◆ Materials provided:
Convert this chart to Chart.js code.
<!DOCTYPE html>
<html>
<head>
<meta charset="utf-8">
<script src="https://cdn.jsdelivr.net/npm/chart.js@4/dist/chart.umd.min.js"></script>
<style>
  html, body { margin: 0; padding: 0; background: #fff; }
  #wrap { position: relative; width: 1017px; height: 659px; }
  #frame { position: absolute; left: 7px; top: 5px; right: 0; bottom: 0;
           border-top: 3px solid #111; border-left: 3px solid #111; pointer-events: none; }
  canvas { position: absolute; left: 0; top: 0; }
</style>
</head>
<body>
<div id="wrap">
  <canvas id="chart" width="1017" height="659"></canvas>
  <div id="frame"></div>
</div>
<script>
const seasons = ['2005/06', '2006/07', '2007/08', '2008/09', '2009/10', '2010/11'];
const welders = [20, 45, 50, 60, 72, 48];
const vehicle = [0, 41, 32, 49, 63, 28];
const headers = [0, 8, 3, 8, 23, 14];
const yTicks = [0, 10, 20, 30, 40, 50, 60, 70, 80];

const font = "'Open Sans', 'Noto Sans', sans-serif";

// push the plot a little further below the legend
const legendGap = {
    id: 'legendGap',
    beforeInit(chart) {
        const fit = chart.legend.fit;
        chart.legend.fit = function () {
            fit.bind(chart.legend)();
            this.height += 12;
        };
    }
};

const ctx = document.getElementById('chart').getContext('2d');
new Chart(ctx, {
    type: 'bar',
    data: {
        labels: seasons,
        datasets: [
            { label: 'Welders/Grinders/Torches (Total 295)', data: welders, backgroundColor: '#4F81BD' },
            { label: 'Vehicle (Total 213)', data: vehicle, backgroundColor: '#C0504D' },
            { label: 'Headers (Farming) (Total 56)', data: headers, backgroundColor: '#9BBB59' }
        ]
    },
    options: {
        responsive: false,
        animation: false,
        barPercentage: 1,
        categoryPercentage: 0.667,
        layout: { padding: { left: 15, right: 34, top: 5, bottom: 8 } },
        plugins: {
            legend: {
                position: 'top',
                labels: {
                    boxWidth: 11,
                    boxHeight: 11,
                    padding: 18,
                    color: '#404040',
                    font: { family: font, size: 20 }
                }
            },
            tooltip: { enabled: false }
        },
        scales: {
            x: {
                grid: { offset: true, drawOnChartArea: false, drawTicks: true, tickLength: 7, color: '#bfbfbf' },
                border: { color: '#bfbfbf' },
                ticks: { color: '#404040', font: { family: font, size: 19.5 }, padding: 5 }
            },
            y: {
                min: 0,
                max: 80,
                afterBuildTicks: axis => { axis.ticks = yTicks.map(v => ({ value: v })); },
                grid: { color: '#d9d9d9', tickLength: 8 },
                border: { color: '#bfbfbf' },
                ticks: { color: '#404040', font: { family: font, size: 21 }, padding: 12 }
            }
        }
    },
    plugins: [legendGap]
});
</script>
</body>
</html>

...

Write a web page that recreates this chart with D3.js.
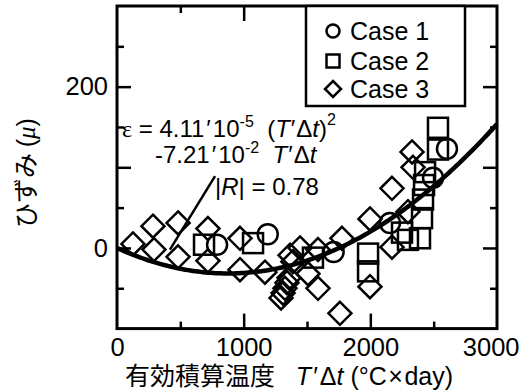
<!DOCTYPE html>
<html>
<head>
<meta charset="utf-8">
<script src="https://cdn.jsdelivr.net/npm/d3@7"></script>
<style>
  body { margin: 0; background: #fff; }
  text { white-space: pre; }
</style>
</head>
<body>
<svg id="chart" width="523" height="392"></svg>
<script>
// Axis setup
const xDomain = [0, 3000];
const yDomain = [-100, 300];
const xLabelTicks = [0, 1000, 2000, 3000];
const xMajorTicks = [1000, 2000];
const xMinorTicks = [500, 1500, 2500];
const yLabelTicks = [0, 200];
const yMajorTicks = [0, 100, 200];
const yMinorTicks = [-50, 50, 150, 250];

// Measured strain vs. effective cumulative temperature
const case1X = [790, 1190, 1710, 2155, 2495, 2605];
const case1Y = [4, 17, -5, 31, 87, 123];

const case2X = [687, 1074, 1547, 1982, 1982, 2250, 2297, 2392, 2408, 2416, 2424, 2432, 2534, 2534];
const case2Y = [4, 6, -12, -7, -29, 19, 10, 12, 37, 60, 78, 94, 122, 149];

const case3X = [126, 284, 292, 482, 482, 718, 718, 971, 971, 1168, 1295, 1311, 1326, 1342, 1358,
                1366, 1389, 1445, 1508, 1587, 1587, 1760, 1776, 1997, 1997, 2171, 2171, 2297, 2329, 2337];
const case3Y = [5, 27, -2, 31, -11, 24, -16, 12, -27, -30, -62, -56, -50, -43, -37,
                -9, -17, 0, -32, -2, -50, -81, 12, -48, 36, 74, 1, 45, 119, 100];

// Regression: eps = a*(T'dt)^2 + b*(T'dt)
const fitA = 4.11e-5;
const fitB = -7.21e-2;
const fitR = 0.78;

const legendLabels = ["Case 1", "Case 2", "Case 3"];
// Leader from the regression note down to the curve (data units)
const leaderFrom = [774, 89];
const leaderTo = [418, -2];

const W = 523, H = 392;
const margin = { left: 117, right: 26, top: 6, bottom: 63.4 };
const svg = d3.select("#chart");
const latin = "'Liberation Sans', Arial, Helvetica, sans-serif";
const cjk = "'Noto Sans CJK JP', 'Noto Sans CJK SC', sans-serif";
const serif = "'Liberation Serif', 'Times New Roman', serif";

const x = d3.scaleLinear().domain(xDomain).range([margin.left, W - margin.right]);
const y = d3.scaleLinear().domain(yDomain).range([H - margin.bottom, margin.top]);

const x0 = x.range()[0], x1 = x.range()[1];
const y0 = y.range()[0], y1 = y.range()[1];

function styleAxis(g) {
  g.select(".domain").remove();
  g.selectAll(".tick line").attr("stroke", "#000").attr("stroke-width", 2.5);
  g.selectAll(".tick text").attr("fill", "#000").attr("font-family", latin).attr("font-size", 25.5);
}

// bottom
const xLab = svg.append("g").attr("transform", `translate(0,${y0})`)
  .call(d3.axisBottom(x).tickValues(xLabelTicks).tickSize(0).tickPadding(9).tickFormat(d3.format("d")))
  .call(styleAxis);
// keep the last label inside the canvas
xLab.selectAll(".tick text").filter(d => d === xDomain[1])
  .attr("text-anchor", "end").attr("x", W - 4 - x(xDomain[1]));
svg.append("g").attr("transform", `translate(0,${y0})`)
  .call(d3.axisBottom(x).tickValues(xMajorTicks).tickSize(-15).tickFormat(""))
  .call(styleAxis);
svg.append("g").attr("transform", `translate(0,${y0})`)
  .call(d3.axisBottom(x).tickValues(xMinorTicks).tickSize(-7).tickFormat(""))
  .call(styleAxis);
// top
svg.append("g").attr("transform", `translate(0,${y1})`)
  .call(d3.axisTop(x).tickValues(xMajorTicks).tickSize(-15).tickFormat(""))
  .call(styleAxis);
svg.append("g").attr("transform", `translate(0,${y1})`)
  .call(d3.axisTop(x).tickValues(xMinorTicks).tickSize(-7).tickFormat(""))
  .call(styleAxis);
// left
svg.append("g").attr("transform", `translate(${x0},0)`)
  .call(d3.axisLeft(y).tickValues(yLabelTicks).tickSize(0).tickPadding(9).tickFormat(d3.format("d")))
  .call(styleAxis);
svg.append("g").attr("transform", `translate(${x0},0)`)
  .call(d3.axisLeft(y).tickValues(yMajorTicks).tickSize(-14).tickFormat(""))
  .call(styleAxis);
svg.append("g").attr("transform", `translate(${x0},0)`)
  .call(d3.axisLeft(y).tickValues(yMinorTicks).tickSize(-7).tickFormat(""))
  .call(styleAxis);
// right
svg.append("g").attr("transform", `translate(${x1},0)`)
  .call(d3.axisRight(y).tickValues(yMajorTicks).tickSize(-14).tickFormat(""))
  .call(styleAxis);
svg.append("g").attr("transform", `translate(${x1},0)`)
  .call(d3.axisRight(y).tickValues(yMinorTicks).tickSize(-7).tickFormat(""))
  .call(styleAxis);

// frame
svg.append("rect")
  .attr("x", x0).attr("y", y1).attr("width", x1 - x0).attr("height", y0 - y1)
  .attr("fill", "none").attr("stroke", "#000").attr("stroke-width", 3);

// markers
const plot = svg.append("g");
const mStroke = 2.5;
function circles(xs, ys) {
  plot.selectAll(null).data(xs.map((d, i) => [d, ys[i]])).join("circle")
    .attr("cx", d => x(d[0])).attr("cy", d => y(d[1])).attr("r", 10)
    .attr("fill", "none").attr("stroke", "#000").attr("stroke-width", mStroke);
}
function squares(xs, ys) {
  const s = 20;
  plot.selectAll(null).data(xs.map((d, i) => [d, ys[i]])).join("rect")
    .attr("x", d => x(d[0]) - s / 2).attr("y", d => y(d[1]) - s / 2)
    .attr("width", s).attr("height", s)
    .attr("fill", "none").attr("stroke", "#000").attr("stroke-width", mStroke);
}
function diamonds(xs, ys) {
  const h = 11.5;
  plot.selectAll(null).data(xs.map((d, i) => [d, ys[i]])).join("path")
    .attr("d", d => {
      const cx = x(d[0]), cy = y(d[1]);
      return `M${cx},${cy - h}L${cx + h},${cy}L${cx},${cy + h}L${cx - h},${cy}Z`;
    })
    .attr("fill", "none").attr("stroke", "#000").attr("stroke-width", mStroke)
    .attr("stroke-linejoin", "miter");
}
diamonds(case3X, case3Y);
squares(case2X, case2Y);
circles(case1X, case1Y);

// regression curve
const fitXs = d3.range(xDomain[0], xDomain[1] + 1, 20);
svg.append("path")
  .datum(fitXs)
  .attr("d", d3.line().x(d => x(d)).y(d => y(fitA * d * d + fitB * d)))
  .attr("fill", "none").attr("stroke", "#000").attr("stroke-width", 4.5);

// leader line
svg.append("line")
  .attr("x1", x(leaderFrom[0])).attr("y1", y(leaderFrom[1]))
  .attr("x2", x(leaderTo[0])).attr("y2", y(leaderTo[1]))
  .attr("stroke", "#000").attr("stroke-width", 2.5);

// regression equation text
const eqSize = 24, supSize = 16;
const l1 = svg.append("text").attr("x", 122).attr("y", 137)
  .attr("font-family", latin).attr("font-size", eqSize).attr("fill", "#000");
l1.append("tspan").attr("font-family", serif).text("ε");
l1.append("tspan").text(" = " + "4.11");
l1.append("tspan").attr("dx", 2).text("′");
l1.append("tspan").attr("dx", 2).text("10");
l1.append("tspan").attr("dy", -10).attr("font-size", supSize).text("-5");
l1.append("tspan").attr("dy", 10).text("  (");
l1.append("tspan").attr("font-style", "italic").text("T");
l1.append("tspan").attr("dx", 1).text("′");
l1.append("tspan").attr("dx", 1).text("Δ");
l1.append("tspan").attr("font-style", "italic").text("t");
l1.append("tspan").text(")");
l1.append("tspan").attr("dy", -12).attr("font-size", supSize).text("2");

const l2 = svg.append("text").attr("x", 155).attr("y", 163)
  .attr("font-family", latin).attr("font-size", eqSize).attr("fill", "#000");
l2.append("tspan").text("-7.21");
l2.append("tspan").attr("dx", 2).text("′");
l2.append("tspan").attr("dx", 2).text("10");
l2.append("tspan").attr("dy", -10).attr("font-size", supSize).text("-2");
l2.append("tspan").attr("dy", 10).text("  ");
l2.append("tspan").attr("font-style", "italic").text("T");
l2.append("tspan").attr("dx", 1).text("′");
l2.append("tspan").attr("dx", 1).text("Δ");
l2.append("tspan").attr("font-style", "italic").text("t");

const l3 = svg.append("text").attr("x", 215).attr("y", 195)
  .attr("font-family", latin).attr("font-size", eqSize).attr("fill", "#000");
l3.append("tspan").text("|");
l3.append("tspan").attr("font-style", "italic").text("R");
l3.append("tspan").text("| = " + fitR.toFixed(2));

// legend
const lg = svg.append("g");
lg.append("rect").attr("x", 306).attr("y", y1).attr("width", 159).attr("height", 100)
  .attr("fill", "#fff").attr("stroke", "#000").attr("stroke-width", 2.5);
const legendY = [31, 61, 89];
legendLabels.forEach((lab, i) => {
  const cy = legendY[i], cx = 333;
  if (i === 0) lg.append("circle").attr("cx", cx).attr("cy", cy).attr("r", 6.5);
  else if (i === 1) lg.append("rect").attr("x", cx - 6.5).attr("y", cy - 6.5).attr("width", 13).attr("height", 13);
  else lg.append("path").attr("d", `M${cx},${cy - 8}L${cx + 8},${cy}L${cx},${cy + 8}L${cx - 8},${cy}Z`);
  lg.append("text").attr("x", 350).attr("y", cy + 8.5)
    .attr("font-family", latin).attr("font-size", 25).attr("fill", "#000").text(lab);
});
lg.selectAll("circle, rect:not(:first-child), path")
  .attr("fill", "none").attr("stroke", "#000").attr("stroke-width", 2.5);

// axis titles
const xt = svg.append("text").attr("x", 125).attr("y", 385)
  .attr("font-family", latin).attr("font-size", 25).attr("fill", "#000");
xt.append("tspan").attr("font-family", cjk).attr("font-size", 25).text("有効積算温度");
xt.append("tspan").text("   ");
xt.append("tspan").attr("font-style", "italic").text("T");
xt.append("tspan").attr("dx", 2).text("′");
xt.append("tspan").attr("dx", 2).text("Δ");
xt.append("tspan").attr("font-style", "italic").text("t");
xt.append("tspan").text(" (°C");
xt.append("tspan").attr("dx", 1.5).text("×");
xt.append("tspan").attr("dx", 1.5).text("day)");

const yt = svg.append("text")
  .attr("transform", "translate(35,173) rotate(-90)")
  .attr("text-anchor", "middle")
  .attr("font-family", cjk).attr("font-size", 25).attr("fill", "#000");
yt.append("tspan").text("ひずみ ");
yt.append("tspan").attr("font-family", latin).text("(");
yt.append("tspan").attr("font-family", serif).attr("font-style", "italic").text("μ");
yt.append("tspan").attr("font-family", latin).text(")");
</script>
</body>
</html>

◆ Exercise requirements: From the records above, quote word for word only the lines beginning at the line that has "Write a web" and stopping after the line that has "const y = d3.scaleLinear().domain(yDomain).range([H". Omit the pictures.

◆ Complete answer:
Write a web page that recreates this chart with D3.js.
<!DOCTYPE html>
<html>
<head>
<meta charset="utf-8">
<script src="https://cdn.jsdelivr.net/npm/d3@7"></script>
<style>
  body { margin: 0; background: #fff; }
  text { white-space: pre; }
</style>
</head>
<body>
<svg id="chart" width="523" height="392"></svg>
<script>
// Axis setup
const xDomain = [0, 3000];
const yDomain = [-100, 300];
const xLabelTicks = [0, 1000, 2000, 3000];
const xMajorTicks = [1000, 2000];
const xMinorTicks = [500, 1500, 2500];
const yLabelTicks = [0, 200];
const yMajorTicks = [0, 100, 200];
const yMinorTicks = [-50, 50, 150, 250];

// Measured strain vs. effective cumulative temperature
const case1X = [790, 1190, 1710, 2155, 2495, 2605];
const case1Y = [4, 17, -5, 31, 87, 123];

const case2X = [687, 1074, 1547, 1982, 1982, 2250, 2297, 2392, 2408, 2416, 2424, 2432, 2534, 2534];
const case2Y = [4, 6, -12, -7, -29, 19, 10, 12, 37, 60, 78, 94, 122, 149];

const case3X = [126, 284, 292, 482, 482, 718, 718, 971, 971, 1168, 1295, 1311, 1326, 1342, 1358,
                1366, 1389, 1445, 1508, 1587, 1587, 1760, 1776, 1997, 1997, 2171, 2171, 2297, 2329, 2337];
const case3Y = [5, 27, -2, 31, -11, 24, -16, 12, -27, -30, -62, -56, -50, -43, -37,
                -9, -17, 0, -32, -2, -50, -81, 12, -48, 36, 74, 1, 45, 119, 100];

// Regression: eps = a*(T'dt)^2 + b*(T'dt)
const fitA = 4.11e-5;
const fitB = -7.21e-2;
const fitR = 0.78;

const legendLabels = ["Case 1", "Case 2", "Case 3"];
// Leader from the regression note down to the curve (data units)
const leaderFrom = [774, 89];
const leaderTo = [418, -2];

const W = 523, H = 392;
const margin = { left: 117, right: 26, top: 6, bottom: 63.4 };
const svg = d3.select("#chart");
const latin = "'Liberation Sans', Arial, Helvetica, sans-serif";
const cjk = "'Noto Sans CJK JP', 'Noto Sans CJK SC', sans-serif";
const serif = "'Liberation Serif', 'Times New Roman', serif";

const x = d3.scaleLinear().domain(xDomain).range([margin.left, W - margin.right]);
const y = d3.scaleLinear().domain(yDomain).range([H - margin.bottom, margin.top]);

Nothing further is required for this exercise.